-- begin Material for this exercise --

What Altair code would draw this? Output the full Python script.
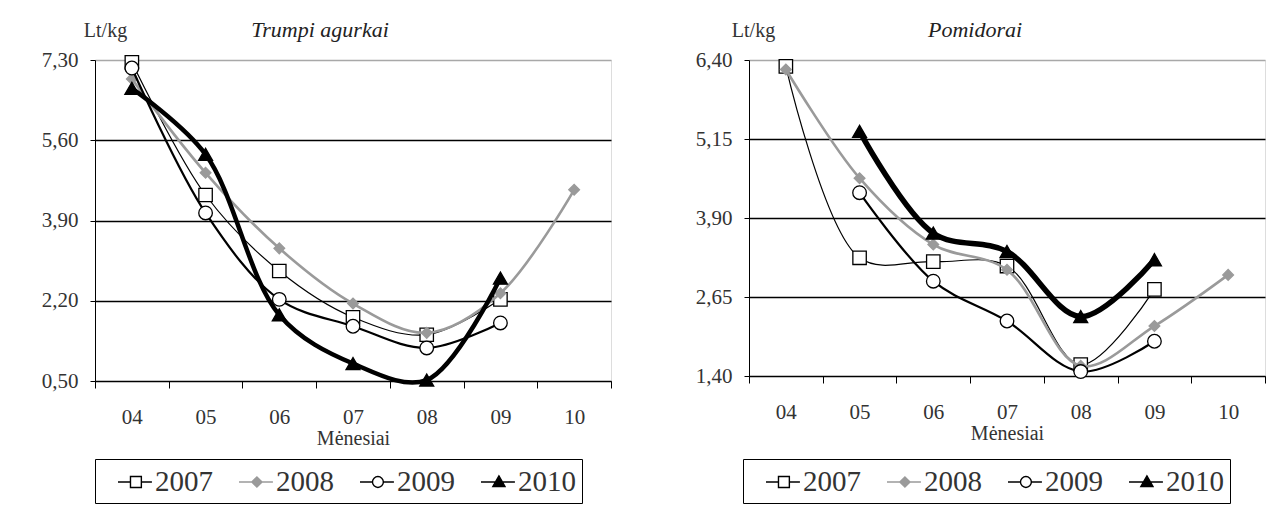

-- end Material for this exercise --
-- begin Material for this exercise --

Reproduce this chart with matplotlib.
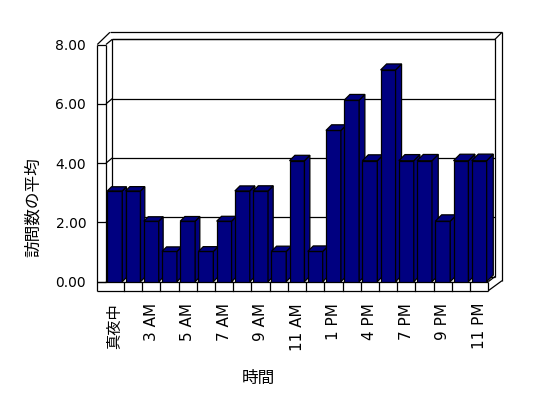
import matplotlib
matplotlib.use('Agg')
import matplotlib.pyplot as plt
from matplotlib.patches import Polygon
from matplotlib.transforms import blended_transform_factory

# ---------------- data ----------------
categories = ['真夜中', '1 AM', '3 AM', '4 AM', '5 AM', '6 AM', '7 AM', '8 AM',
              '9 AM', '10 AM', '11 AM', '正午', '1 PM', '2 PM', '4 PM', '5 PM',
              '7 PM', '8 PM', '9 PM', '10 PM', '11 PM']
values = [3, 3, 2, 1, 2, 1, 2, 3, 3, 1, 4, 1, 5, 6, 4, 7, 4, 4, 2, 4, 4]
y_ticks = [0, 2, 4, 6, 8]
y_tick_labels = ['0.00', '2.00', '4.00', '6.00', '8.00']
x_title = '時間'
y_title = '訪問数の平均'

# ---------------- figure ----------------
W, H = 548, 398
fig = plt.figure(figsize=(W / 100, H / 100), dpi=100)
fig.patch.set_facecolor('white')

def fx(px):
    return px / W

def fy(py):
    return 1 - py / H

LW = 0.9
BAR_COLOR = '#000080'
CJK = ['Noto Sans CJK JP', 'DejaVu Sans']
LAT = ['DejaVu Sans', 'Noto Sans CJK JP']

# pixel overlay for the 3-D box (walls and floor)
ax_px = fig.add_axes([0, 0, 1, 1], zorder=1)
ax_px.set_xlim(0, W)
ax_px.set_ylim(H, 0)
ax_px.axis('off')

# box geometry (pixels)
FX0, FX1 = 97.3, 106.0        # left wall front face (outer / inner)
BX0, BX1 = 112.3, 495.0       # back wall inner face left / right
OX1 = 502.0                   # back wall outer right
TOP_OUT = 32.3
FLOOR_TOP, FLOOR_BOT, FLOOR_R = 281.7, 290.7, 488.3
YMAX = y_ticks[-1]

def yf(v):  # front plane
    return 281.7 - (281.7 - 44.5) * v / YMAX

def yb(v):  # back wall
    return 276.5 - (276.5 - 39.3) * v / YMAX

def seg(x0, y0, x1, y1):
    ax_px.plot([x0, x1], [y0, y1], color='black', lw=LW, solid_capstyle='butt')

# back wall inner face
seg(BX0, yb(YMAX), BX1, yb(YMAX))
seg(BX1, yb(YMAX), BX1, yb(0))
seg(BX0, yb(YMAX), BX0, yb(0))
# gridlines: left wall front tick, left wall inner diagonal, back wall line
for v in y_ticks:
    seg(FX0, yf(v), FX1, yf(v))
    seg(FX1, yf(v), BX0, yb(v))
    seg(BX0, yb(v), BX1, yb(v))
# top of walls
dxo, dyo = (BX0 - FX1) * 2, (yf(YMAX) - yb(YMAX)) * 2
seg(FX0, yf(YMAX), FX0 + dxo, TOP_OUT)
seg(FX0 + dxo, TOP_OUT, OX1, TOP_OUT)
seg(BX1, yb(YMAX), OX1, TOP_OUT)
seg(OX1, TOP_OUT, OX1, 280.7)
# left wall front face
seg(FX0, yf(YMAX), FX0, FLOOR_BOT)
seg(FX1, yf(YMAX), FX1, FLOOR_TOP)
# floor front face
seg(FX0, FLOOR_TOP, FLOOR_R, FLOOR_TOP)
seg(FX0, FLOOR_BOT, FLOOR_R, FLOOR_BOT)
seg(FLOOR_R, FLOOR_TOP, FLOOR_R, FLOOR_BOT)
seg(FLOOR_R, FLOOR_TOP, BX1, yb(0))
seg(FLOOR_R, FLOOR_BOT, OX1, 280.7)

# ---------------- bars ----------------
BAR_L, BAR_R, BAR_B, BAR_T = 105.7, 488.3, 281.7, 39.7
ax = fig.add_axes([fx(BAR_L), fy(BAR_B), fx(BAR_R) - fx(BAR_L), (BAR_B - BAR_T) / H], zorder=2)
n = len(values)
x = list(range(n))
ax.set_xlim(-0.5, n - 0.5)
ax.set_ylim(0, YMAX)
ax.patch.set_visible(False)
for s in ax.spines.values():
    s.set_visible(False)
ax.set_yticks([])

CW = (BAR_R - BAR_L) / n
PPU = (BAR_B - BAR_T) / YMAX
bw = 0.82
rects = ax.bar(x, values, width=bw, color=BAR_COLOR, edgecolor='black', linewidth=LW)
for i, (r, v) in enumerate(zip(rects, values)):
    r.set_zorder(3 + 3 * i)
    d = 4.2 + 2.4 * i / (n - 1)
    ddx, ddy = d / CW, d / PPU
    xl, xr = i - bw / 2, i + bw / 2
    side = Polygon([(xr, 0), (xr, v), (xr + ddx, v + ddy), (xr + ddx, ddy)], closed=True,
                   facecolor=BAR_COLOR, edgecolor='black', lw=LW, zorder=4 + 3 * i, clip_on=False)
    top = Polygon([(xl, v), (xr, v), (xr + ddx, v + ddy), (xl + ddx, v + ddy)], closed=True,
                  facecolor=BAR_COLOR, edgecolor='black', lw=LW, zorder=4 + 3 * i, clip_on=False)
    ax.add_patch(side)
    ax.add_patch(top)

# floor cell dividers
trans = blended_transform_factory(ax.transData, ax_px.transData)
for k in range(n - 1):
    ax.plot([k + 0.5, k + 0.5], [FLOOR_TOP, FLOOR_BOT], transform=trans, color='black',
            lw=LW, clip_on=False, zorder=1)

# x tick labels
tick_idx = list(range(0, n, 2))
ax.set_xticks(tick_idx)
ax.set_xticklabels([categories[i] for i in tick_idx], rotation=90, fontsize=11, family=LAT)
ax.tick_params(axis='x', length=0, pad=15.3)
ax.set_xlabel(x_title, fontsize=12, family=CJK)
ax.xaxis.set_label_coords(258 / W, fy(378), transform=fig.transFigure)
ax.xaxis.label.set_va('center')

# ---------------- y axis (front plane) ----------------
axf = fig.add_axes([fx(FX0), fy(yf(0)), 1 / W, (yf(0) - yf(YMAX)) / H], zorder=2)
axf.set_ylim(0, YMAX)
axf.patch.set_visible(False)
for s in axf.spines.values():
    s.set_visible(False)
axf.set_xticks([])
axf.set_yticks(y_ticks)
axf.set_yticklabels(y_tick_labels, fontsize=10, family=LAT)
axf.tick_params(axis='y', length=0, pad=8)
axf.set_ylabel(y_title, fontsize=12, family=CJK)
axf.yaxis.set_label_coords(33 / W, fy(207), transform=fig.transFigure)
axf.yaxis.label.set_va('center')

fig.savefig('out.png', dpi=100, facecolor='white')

-- end Material for this exercise --
-- begin Material for this exercise --

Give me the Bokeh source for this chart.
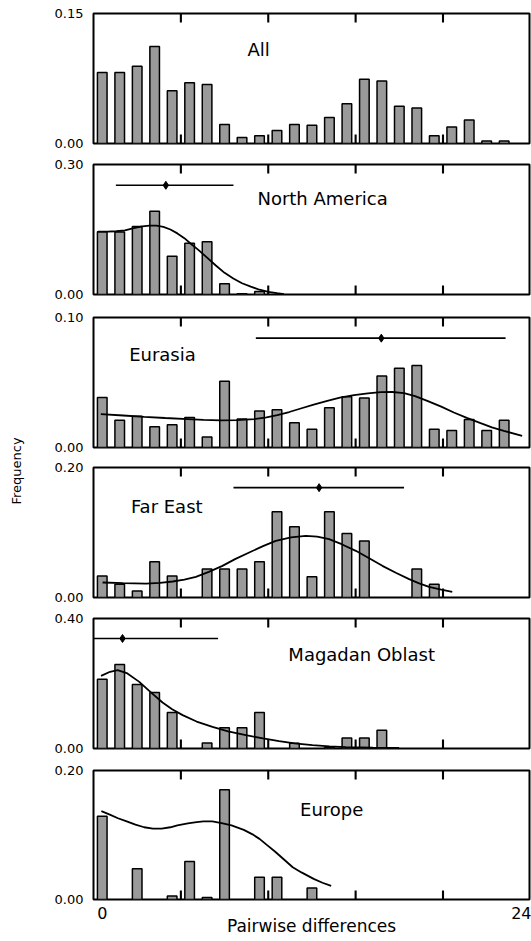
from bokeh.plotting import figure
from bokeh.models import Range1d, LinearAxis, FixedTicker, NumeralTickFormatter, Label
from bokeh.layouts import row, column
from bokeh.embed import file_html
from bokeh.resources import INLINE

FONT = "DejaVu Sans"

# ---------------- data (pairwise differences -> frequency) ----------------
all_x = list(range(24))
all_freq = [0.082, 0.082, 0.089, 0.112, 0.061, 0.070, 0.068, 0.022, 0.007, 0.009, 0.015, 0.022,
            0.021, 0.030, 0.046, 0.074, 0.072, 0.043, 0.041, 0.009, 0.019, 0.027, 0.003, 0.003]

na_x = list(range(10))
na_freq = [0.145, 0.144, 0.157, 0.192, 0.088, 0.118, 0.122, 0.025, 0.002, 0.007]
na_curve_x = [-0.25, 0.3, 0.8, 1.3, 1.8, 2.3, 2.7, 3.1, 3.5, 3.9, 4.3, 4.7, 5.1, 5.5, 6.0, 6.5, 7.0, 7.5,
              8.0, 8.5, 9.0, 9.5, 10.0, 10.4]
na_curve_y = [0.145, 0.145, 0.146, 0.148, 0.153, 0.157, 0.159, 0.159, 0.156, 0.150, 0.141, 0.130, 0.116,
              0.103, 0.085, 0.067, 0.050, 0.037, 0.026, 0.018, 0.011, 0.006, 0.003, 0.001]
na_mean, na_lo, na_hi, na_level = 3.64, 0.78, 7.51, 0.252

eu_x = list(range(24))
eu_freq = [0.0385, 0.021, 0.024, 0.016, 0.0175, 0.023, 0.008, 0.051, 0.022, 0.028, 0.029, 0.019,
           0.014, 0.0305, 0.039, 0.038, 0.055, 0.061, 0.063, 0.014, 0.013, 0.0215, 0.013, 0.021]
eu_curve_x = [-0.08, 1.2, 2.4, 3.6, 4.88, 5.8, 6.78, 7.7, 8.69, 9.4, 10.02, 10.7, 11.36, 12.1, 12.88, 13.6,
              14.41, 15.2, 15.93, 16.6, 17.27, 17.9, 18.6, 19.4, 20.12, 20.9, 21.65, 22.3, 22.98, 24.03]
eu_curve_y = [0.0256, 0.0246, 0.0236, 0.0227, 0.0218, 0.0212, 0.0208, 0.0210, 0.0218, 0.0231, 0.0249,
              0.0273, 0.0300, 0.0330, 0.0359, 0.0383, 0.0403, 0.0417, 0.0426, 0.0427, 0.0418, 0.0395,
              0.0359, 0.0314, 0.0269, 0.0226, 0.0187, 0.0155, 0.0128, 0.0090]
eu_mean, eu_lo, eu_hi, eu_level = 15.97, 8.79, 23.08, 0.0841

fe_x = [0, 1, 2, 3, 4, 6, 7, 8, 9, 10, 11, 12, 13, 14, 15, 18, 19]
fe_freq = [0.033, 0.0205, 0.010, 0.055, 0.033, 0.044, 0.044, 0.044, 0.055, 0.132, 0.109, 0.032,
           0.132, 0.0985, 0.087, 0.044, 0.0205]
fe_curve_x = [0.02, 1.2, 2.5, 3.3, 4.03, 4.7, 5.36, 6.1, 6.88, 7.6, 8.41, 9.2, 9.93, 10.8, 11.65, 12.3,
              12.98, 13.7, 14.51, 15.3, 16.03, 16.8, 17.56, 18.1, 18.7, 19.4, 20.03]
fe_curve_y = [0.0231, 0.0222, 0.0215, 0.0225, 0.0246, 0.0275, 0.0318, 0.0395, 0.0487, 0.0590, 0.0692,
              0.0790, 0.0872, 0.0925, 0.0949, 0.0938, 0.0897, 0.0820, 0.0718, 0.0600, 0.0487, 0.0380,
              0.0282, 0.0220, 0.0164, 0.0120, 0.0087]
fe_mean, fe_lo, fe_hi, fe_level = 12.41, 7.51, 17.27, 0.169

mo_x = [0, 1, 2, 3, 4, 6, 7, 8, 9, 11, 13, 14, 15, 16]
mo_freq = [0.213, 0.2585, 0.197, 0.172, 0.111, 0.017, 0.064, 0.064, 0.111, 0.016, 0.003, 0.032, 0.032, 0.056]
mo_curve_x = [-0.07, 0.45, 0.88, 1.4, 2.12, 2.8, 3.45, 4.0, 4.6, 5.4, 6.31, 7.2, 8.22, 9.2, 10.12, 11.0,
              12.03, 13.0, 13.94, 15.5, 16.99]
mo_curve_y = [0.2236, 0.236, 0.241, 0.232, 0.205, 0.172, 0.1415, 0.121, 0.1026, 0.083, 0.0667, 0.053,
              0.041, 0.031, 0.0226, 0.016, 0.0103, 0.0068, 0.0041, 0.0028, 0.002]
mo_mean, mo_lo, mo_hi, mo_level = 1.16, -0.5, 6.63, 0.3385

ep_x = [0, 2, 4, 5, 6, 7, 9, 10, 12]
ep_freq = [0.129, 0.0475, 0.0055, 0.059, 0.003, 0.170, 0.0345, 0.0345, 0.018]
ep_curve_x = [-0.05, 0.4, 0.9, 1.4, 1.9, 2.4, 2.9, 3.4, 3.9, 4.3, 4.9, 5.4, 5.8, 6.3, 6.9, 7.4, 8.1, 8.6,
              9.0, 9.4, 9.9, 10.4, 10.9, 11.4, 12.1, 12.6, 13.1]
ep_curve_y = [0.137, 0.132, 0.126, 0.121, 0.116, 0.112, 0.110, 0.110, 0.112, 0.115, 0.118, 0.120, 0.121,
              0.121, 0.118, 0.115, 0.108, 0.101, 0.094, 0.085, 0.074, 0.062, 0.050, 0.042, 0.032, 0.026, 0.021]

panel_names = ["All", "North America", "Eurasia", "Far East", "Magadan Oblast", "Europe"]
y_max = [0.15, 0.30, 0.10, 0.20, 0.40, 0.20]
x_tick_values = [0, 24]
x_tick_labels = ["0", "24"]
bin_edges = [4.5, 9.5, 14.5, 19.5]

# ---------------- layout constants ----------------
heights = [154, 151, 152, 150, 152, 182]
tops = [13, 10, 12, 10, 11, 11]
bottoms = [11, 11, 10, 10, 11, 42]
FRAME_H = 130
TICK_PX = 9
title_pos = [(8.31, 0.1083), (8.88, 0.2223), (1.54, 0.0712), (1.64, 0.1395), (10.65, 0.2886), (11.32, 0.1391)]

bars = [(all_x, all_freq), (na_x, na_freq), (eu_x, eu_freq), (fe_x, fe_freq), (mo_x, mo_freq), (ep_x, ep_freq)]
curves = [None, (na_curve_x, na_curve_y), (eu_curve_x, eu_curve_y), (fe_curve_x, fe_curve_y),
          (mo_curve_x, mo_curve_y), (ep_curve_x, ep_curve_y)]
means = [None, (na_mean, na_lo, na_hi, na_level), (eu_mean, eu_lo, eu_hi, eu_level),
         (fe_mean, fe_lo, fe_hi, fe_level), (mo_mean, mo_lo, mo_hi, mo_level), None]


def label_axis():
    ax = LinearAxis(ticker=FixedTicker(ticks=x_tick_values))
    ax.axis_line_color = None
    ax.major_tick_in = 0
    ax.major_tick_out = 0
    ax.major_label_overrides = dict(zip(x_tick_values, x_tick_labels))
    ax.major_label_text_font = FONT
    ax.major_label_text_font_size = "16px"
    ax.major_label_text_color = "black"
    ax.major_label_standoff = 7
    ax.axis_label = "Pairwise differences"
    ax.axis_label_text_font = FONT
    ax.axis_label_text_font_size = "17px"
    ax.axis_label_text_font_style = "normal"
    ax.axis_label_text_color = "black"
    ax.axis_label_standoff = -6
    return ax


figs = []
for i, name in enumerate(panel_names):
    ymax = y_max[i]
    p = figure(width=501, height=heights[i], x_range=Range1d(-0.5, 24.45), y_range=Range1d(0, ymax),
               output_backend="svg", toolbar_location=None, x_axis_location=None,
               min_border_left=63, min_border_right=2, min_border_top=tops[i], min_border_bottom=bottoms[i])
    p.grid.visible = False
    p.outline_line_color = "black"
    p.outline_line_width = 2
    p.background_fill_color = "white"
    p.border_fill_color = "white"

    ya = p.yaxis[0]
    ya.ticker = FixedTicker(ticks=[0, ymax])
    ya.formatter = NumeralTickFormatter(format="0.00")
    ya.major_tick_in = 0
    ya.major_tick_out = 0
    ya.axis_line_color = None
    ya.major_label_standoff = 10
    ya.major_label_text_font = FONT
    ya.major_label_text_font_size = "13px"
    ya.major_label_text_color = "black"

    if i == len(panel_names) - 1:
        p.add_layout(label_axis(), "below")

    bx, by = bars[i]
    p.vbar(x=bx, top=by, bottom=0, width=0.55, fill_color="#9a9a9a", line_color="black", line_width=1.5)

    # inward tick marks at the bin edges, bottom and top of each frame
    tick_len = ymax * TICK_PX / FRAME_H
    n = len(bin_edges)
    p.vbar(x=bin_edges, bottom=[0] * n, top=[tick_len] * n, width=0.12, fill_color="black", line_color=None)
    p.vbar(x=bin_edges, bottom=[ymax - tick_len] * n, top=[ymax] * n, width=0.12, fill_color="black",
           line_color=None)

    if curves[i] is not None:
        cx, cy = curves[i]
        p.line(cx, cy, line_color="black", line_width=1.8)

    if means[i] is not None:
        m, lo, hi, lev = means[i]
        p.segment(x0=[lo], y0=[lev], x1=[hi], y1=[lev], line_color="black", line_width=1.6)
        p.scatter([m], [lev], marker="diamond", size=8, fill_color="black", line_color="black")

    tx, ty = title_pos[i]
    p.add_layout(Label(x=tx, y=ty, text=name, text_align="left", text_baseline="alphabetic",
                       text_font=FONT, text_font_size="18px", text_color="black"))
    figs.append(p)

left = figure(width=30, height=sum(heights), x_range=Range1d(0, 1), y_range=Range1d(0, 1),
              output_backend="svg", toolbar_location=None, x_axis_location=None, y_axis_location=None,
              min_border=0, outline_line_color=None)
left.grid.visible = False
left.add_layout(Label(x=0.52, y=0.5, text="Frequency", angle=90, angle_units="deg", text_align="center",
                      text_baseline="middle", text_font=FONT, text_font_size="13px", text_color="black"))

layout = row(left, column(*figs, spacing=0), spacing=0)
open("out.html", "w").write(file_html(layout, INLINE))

-- end Material for this exercise --

Give again, word for word, the part that opens with the line containing "Give me the Bokeh source for this chart." and closes with the one containing "0.027, 0.003, 0.003]". Include both of those lines and skip all pictures.

Give me the Bokeh source for this chart.
from bokeh.plotting import figure
from bokeh.models import Range1d, LinearAxis, FixedTicker, NumeralTickFormatter, Label
from bokeh.layouts import row, column
from bokeh.embed import file_html
from bokeh.resources import INLINE

FONT = "DejaVu Sans"

# ---------------- data (pairwise differences -> frequency) ----------------
all_x = list(range(24))
all_freq = [0.082, 0.082, 0.089, 0.112, 0.061, 0.070, 0.068, 0.022, 0.007, 0.009, 0.015, 0.022,
            0.021, 0.030, 0.046, 0.074, 0.072, 0.043, 0.041, 0.009, 0.019, 0.027, 0.003, 0.003]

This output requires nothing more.